=== Task details ===
Pictures stay out of this copy, which runs from the first line of the material through the line containing "const time60 = [126, 174, 298, 442];".
........
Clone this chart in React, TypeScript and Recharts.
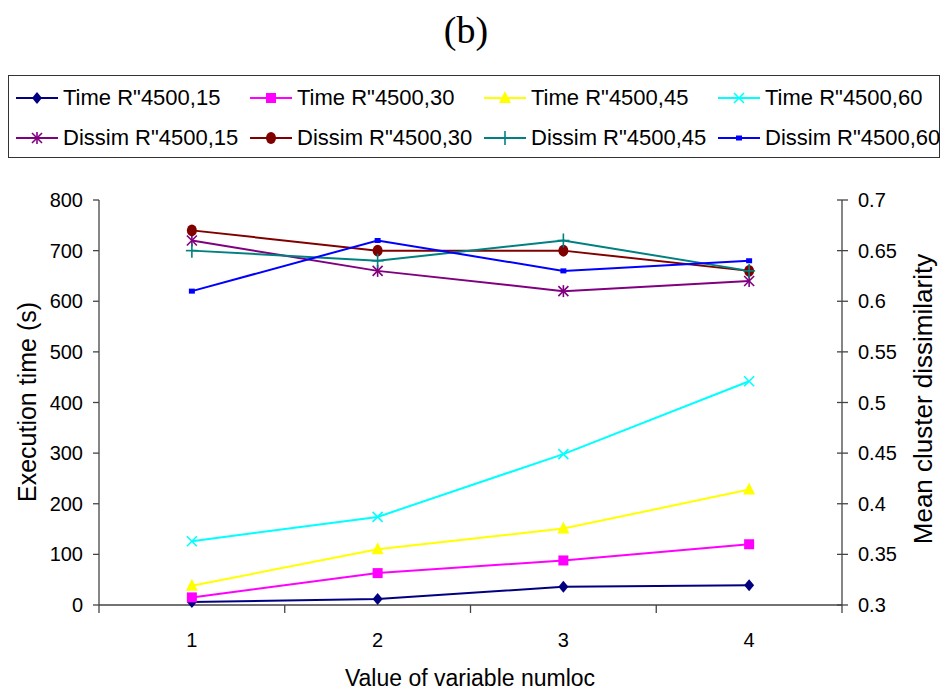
import { LineChart, Line, XAxis, YAxis } from "recharts";

const numloc = [1, 2, 3, 4];

// execution time (s), left axis
const time15 = [6, 12, 36, 39];
const time30 = [15, 63, 88, 120];
const time45 = [38, 110, 151, 228];
const time60 = [126, 174, 298, 442];

// mean cluster dissimilarity, right axis
const dissim15 = [0.66, 0.63, 0.61, 0.62];
const dissim30 = [0.67, 0.65, 0.65, 0.63];
const dissim45 = [0.65, 0.64, 0.66, 0.63];
const dissim60 = [0.61, 0.66, 0.63, 0.64];

const leftTicks = [0, 100, 200, 300, 400, 500, 600, 700, 800];
const rightTicks = [0.3, 0.35, 0.4, 0.45, 0.5, 0.55, 0.6, 0.65, 0.7];
// labels sit on whole numbers, tick marks between them
const xTicks = [0.5, 1, 1.5, 2, 2.5, 3, 3.5, 4, 4.5];

const series = [
  { key: "t15", name: 'Time R"4500,15', values: time15, color: "#000080", marker: "diamond", axis: "left" },
  { key: "t30", name: 'Time R"4500,30', values: time30, color: "#FF00FF", marker: "square", axis: "left" },
  { key: "t45", name: 'Time R"4500,45', values: time45, color: "#FFFF00", marker: "triangle", axis: "left" },
  { key: "t60", name: 'Time R"4500,60', values: time60, color: "#00FFFF", marker: "cross", axis: "left" },
  { key: "d15", name: 'Dissim R"4500,15', values: dissim15, color: "#800080", marker: "star", axis: "right" },
  { key: "d30", name: 'Dissim R"4500,30', values: dissim30, color: "#800000", marker: "circle", axis: "right" },
  { key: "d45", name: 'Dissim R"4500,45', values: dissim45, color: "#008080", marker: "plus", axis: "right" },
  { key: "d60", name: 'Dissim R"4500,60', values: dissim60, color: "#0000FF", marker: "dash", axis: "right" },
];

const data = numloc.map((n, i) => {
  const row: Record<string, number> = { x: n };
  series.forEach((s) => {
    row[s.key] = s.values[i];
  });
  return row;
});

const FONT = "'Liberation Sans', Arial, sans-serif";

const marker = (kind: string, color: string, cx: number, cy: number, key?: any) => {
  switch (kind) {
    case "diamond":
      return <polygon key={key} points={`${cx},${cy - 6} ${cx + 5},${cy} ${cx},${cy + 6} ${cx - 5},${cy}`} fill={color} />;
    case "square":
      return <rect key={key} x={cx - 5} y={cy - 5} width={10} height={10} fill={color} />;
    case "triangle":
      return <polygon key={key} points={`${cx},${cy - 7} ${cx + 6},${cy + 5} ${cx - 6},${cy + 5}`} fill={color} />;
    case "cross":
      return (
        <g key={key} stroke={color} strokeWidth={1.6}>
          <line x1={cx - 5} y1={cy - 5} x2={cx + 5} y2={cy + 5} />
          <line x1={cx - 5} y1={cy + 5} x2={cx + 5} y2={cy - 5} />
        </g>
      );
    case "star":
      return (
        <g key={key} stroke={color} strokeWidth={1.6}>
          <line x1={cx - 5} y1={cy - 5} x2={cx + 5} y2={cy + 5} />
          <line x1={cx - 5} y1={cy + 5} x2={cx + 5} y2={cy - 5} />
          <line x1={cx} y1={cy - 6} x2={cx} y2={cy + 6} />
        </g>
      );
    case "circle":
      return <ellipse key={key} cx={cx} cy={cy} rx={5} ry={6} fill={color} />;
    case "plus":
      return (
        <g key={key} stroke={color} strokeWidth={1.6}>
          <line x1={cx - 6} y1={cy} x2={cx + 6} y2={cy} />
          <line x1={cx} y1={cy - 7} x2={cx} y2={cy + 7} />
        </g>
      );
    default:
      return <rect key={key} x={cx - 3} y={cy - 2.5} width={6} height={5} fill={color} />;
  }
};

const XTick = (props: any) => {
  const { x, y, payload } = props;
  const v = payload.value;
  if (Number.isInteger(v)) {
    return (
      <text x={x} y={y + 35} textAnchor="middle" dominantBaseline="central" fontSize={20} fontFamily={FONT} fill="#000">
        {v}
      </text>
    );
  }
  return <line x1={x} y1={y} x2={x} y2={y + 8} stroke="#444" strokeWidth={1.3} />;
};

const RightTick = (props: any) => {
  const { x, y, payload } = props;
  return (
    <g>
      <line x1={x - 5} y1={y} x2={x + 6} y2={y} stroke="#444" strokeWidth={1.3} />
      <text x={x + 16} y={y} textAnchor="start" dominantBaseline="central" fontSize={20} fontFamily={FONT} fill="#000">
        {String(payload.value)}
      </text>
    </g>
  );
};

const Legend = () => (
  <div
    style={{
      position: "absolute",
      left: 8,
      top: 75,
      width: 930,
      height: 81,
      border: "1.5px solid #333",
      fontFamily: FONT,
      fontSize: 22,
    }}
  >
    {series.map((s, i) => {
      const col = i % 4;
      const row = Math.floor(i / 4);
      return (
        <div
          key={s.key}
          style={{
            position: "absolute",
            left: 6 + col * 234,
            top: 10 + row * 40,
            height: 24,
            display: "flex",
            alignItems: "center",
            whiteSpace: "nowrap",
          }}
        >
          <svg width={48} height={20} style={{ flex: "none" }}>
            <line x1={1} y1={10} x2={43} y2={10} stroke={s.color} strokeWidth={2} />
            {marker(s.marker, s.color, 22, 10)}
          </svg>
          <span style={{ lineHeight: "24px" }}>{s.name}</span>
        </div>
      );
    })}
  </div>
);

export default function App() {
  return (
    <div style={{ position: "absolute", left: 0, top: 0, width: 946, height: 694, background: "#fff" }}>
      <div
        style={{
          position: "absolute",
          left: 0,
          top: 8,
          width: 932,
          textAlign: "center",
          fontFamily: "'Liberation Serif', 'Times New Roman', serif",
          fontSize: 38,
          lineHeight: "44px",
        }}
      >
        (b)
      </div>
      <Legend />
      <LineChart
        width={946}
        height={694}
        data={data}
        margin={{ top: 200, right: 44, bottom: 49, left: 39 }}
        style={{ position: "absolute", left: 0, top: 0 }}
      >
        <XAxis
          dataKey="x"
          type="number"
          domain={[0.5, 4.5]}
          ticks={xTicks}
          interval={0}
          height={40}
          tickSize={0}
          tickMargin={0}
          tickLine={false}
          tick={<XTick />}
          stroke="#444"
          strokeWidth={1.3}
          label={{
            content: () => (
              <text x={470} y={678} textAnchor="middle" dominantBaseline="central" fontSize={23} fontFamily={FONT} fill="#000">
                Value of variable numloc
              </text>
            ),
          }}
        />
        <YAxis
          yAxisId="left"
          domain={[0, 800]}
          ticks={leftTicks}
          interval={0}
          width={60}
          tickSize={6}
          tickMargin={10}
          stroke="#444"
          strokeWidth={1.3}
          tick={{ fontSize: 20, fontFamily: FONT, fill: "#000" }}
          label={{
            content: () => (
              <text
                x={27}
                y={402}
                transform="rotate(-90 27 402)"
                textAnchor="middle"
                dominantBaseline="central"
                fontSize={25}
                fontFamily={FONT}
                fill="#000"
              >
                Execution time (s)
              </text>
            ),
          }}
        />
        <YAxis
          yAxisId="right"
          orientation="right"
          domain={[0.3, 0.7]}
          ticks={rightTicks}
          interval={0}
          width={60}
          tickSize={0}
          tickMargin={0}
          tickLine={false}
          tick={<RightTick />}
          stroke="#444"
          strokeWidth={1.3}
          label={{
            content: () => (
              <text
                x={923}
                y={399}
                transform="rotate(-90 923 399)"
                textAnchor="middle"
                dominantBaseline="central"
                fontSize={26}
                fontFamily={FONT}
                fill="#000"
              >
                Mean cluster dissimilarity
              </text>
            ),
          }}
        />
        {series.map((s) => (
          <Line
            key={s.key}
            yAxisId={s.axis}
            dataKey={s.key}
            name={s.name}
            stroke={s.color}
            strokeWidth={2}
            type="linear"
            isAnimationActive={false}
            activeDot={false}
            dot={(p: any) => marker(s.marker, s.color, p.cx, p.cy, `${s.key}-${p.index}`)}
          />
        ))}
      </LineChart>
    </div>
  );
}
........
=== Full response ===
Clone this chart in React, TypeScript and Recharts.
import { LineChart, Line, XAxis, YAxis } from "recharts";

const numloc = [1, 2, 3, 4];

// execution time (s), left axis
const time15 = [6, 12, 36, 39];
const time30 = [15, 63, 88, 120];
const time45 = [38, 110, 151, 228];
const time60 = [126, 174, 298, 442];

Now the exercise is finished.